Директор Михаил Чулаки в первый раз не мог понять, как ему поступить: «Для нас оказалось непривычным, что вместе с сигналом к положенному обеденному перерыву вся деятельность исправно работавших дотоле французских рабочих внезапно прекратилась (лишь успеть бы закрепить все то, что могло свалиться на головы!). Напрасно я взывал к администрации, указывая, что надо продлить заезд еще всего на три-пять минут, дабы закончить сценический эпизод: никто из директоров не захотел вмешаться, а мне лишь посоветовали непосредственно обратиться к рабочим от имени гостей! Я так было и собрался поступить, но меня вовремя предупредили, что эти пять минут стоили бы дирекции Гранд-опера оплаты как за дополнительные пол рабочего дня!» Мало того, профсоюзы быстро смекнули — советские гастроли являют собой прекрасный повод использовать их для решения давно назревшего вопроса о повышении зарплаты.
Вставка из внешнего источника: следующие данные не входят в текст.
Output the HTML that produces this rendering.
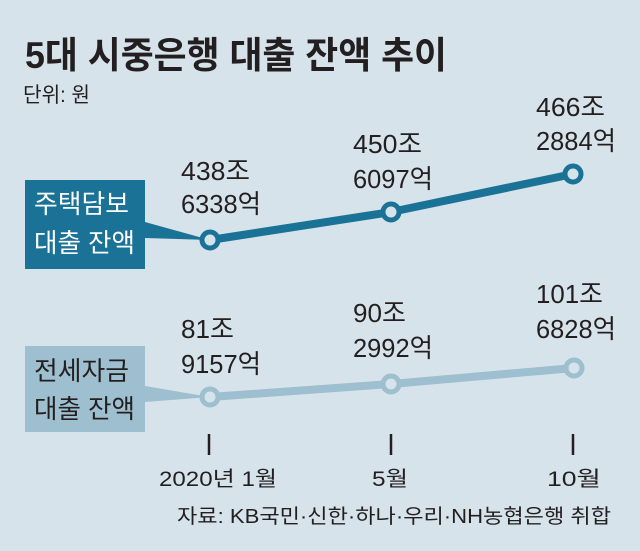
<!DOCTYPE html>
<html><head><meta charset="utf-8"><style>
html,body{margin:0;padding:0;background:#d7e3ea;}
svg{display:block;}
text{font-family:"Liberation Sans","Noto Sans CJK KR",sans-serif;fill:#231f20;}
</style></head><body>
<svg width="640" height="551" viewBox="0 0 640 551">
<rect width="640" height="551" fill="#d7e3ea"/>
<text x="25" y="68" font-size="37" font-weight="bold" textLength="422" lengthAdjust="spacingAndGlyphs">5대 시중은행 대출 잔액 추이</text>
<text x="23" y="102" font-size="21" textLength="67" lengthAdjust="spacingAndGlyphs">단위: 원</text>

<!-- boxes -->
<rect x="25" y="180" width="120" height="89" fill="#1a7396"/>
<polygon points="145,222 145,238 210,240" fill="#1a7396"/>
<text x="34" y="213" font-size="26" textLength="95" lengthAdjust="spacingAndGlyphs" style="fill:#fff">주택담보</text>
<text x="34" y="252" font-size="26" textLength="101" lengthAdjust="spacingAndGlyphs" style="fill:#fff">대출 잔액</text>

<rect x="25" y="346" width="120" height="86" fill="#9ebfcf"/>
<polygon points="145,386 145,402 210,397" fill="#9ebfcf"/>
<text x="34" y="380" font-size="26" textLength="95" lengthAdjust="spacingAndGlyphs">전세자금</text>
<text x="34" y="418" font-size="26" textLength="101" lengthAdjust="spacingAndGlyphs">대출 잔액</text>

<!-- lines -->
<polyline points="210,240 391,212 573,174" fill="none" stroke="#1a7396" stroke-width="8"/>
<polyline points="210,397 391,384 574,368" fill="none" stroke="#9ebfcf" stroke-width="8"/>
<g stroke-width="5">
<circle cx="210" cy="240" r="8" fill="#d7e3ea" stroke="#1a7396"/>
<circle cx="391" cy="212" r="8" fill="#d7e3ea" stroke="#1a7396"/>
<circle cx="573" cy="174" r="8" fill="#d7e3ea" stroke="#1a7396"/>
<circle cx="210" cy="397" r="8" fill="#d7e3ea" stroke="#9ebfcf"/>
<circle cx="391" cy="384" r="8" fill="#d7e3ea" stroke="#9ebfcf"/>
<circle cx="574" cy="368" r="8" fill="#d7e3ea" stroke="#9ebfcf"/>
</g>

<!-- values -->
<g font-size="26">
<text x="181" y="180" textLength="69" lengthAdjust="spacingAndGlyphs">438조</text>
<text x="181" y="213" textLength="80" lengthAdjust="spacingAndGlyphs">6338억</text>
<text x="353" y="153" textLength="69" lengthAdjust="spacingAndGlyphs">450조</text>
<text x="353" y="188" textLength="80" lengthAdjust="spacingAndGlyphs">6097억</text>
<text x="536" y="116" textLength="69" lengthAdjust="spacingAndGlyphs">466조</text>
<text x="536" y="150" textLength="80" lengthAdjust="spacingAndGlyphs">2884억</text>
<text x="181" y="338" textLength="53" lengthAdjust="spacingAndGlyphs">81조</text>
<text x="181" y="373" textLength="80" lengthAdjust="spacingAndGlyphs">9157억</text>
<text x="353" y="322" textLength="53" lengthAdjust="spacingAndGlyphs">90조</text>
<text x="353" y="357" textLength="80" lengthAdjust="spacingAndGlyphs">2992억</text>
<text x="536" y="303" textLength="67" lengthAdjust="spacingAndGlyphs">101조</text>
<text x="536" y="338" textLength="80" lengthAdjust="spacingAndGlyphs">6828억</text>
</g>

<!-- ticks -->
<g stroke="#231f20" stroke-width="2.5">
<line x1="209" y1="434" x2="209" y2="455"/>
<line x1="391" y1="434" x2="391" y2="455"/>
<line x1="573" y1="434" x2="573" y2="455"/>
</g>
<g font-size="21">
<text x="159" y="486" textLength="118" lengthAdjust="spacingAndGlyphs">2020년 1월</text>
<text x="372" y="486" textLength="36" lengthAdjust="spacingAndGlyphs">5월</text>
<text x="547" y="486" textLength="54" lengthAdjust="spacingAndGlyphs">10월</text>
</g>
<text x="177" y="523" font-size="20" textLength="434" lengthAdjust="spacingAndGlyphs">자료: KB국민·신한·하나·우리·NH농협은행 취합</text>
</svg>
</body></html>
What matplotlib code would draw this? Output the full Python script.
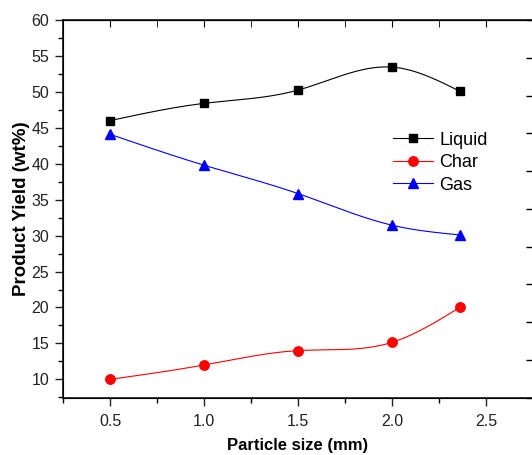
import numpy as np
import matplotlib.pyplot as plt
from matplotlib.ticker import MultipleLocator

plt.rcParams['font.family'] = ['Liberation Sans', 'DejaVu Sans']

size = [0.5, 1.0, 1.5, 2.0, 2.36]
liquid = [46.0, 48.4, 50.25, 53.45, 50.1]
char = [10.0, 12.0, 14.0, 15.15, 20.0]
gas = [44.1, 39.8, 35.85, 31.45, 30.1]


def spline(x, y, n=200):
    # natural cubic spline, like Origin's "Spline" connector
    x = np.asarray(x, float)
    y = np.asarray(y, float)
    h = np.diff(x)
    k = len(x)
    A = np.zeros((k, k))
    b = np.zeros(k)
    A[0, 0] = A[-1, -1] = 1
    for i in range(1, k - 1):
        A[i, i - 1] = h[i - 1]
        A[i, i] = 2 * (h[i - 1] + h[i])
        A[i, i + 1] = h[i]
        b[i] = 6 * ((y[i + 1] - y[i]) / h[i] - (y[i] - y[i - 1]) / h[i - 1])
    m = np.linalg.solve(A, b)
    xs = np.linspace(x[0], x[-1], n)
    j = np.clip(np.searchsorted(x, xs) - 1, 0, k - 2)
    t0 = x[j + 1] - xs
    t1 = xs - x[j]
    hj = h[j]
    ys = (m[j] * t0 ** 3 + m[j + 1] * t1 ** 3) / (6 * hj) \
        + (y[j] / hj - m[j] * hj / 6) * t0 + (y[j + 1] / hj - m[j + 1] * hj / 6) * t1
    return xs, ys


fig = plt.figure(figsize=(5.32, 4.55), dpi=100)
ax = fig.add_axes([63 / 532, 57.3 / 455, 470 / 532, 377.7 / 455])

series = [(liquid, 'black', 's', 6.2, 'Liquid'),
          (char, 'red', 'o', 6.8, 'Char'),
          (gas, 'blue', '^', 7.8, 'Gas')]
for vals, c, mk, ms, lab in series:
    xs, ys = spline(size, vals)
    ax.plot(xs, ys, color=c, lw=0.8)
    ax.plot(size, vals, ls='none', marker=mk, ms=ms, color=c)
    ax.plot([], [], color=c, lw=0.8, marker=mk, ms=ms, label=lab)

ax.set_xlim(0.25, 2.75)
ax.set_ylim(7.45, 60)
ax.xaxis.set_major_locator(MultipleLocator(0.5))
ax.xaxis.set_minor_locator(MultipleLocator(0.25))
ax.yaxis.set_minor_locator(MultipleLocator(2.5))
ax.set_yticks([10, 15, 20, 25, 30, 35, 40, 45, 50, 55, 60])
ax.tick_params(axis='both', which='major', direction='out', length=6, width=1, labelsize=11.5,
               colors='#222222', pad=4)
ax.tick_params(axis='x', which='major', pad=6)
ax.tick_params(axis='both', which='minor', direction='out', length=3.5, width=1)
for spine in ax.spines.values():
    spine.set_linewidth(1.1)

# inward ticks on the top edge
top = ax.secondary_xaxis('top')
top.xaxis.set_major_locator(MultipleLocator(0.5))
top.xaxis.set_minor_locator(MultipleLocator(0.25))
top.tick_params(which='both', direction='in', length=5, labeltop=False)

# right axis ticks (inward, no labels)
ax2 = ax.twinx()
ax2.set_ylim(0, 10)
ax2.yaxis.set_major_locator(MultipleLocator(1))
ax2.tick_params(axis='y', direction='in', length=5, width=1, labelright=False)

ax.set_xlabel('Particle size (mm)', fontsize=12, fontweight='bold', labelpad=6.5)
ax.set_ylabel('Product Yield (wt%)', fontsize=13.5, fontweight='bold', labelpad=1)

ax2.legend(*ax.get_legend_handles_labels(), loc='upper left', bbox_to_anchor=(0.703, 0.704),
           frameon=False, fontsize=13, handlelength=2.2, handletextpad=0.35, labelspacing=0.3,
           borderaxespad=0, borderpad=0)

fig.savefig('out.png', dpi=100)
Подобная ситуация произошла в 1954 году в Париже, когда технический персонал, воодушевленный заоблачными ценами на билеты советских гастролеров, решил поторговаться: или повышайте зарплату, или забастовка! Хорошо еще, что в профсоюзе нашлись наивные французы, посчитавшие, что срыв именно этих гастролей — орденоносного Большого театра, прилетевшего с родины Ленина, — навредит делу социализма во всем мире. Кое-как уладили, спасибо классовой солидарности. Попробовали бы эти осветители устроить забастовку в Москве, известно, куда бы их потом отправили[134].
Пребывавший несколько десятилетий в изоляции, Большой театр довольно быстро изменился после начала активной гастрольной деятельности в середине 1950-х годов. Вернувшийся в 1963 году после трехлетнего отсутствия в кабинет директора Михаил Чулаки отмечал, что «гастрольная лихорадка стала занимать слишком много места в помыслах артистов: для иных попасть в число участников очередной поездки становилось целью, которой добивались любой ценой. Так в коллективе, спаянном на основе благородного “синдрома театра”, постепенно размывалось чувство товарищества, рождалась зависть, бывали даже случаи, когда к конкурентам по амплуа применялись недозволенные приемы…». О недозволенных приемах можно услышать и сегодня, взять хотя бы возмутительный случай с Сергеем Филиным.
О каком таком «синдроме театра» говорит его многолетний директор? Имеется в виду приоритетное отношение к интересам своего театра на основе «чувства труппы», когда каждый артист постоянно задействован в создании художественного целого через совместные с коллегами усилия. Этот синдром передается из поколения в поколение, утверждая атмосферу, в которой «обычные дрязги (а порой и склоки!) враз утихали перед малейшей угрозой ущемления общих интересов». Особенно развито чувство труппы в балете, артисты которого привыкают друг к другу еще с ученических времен, постигая науку танца в одном хореографическом училище (потому так часты браки среди балетных).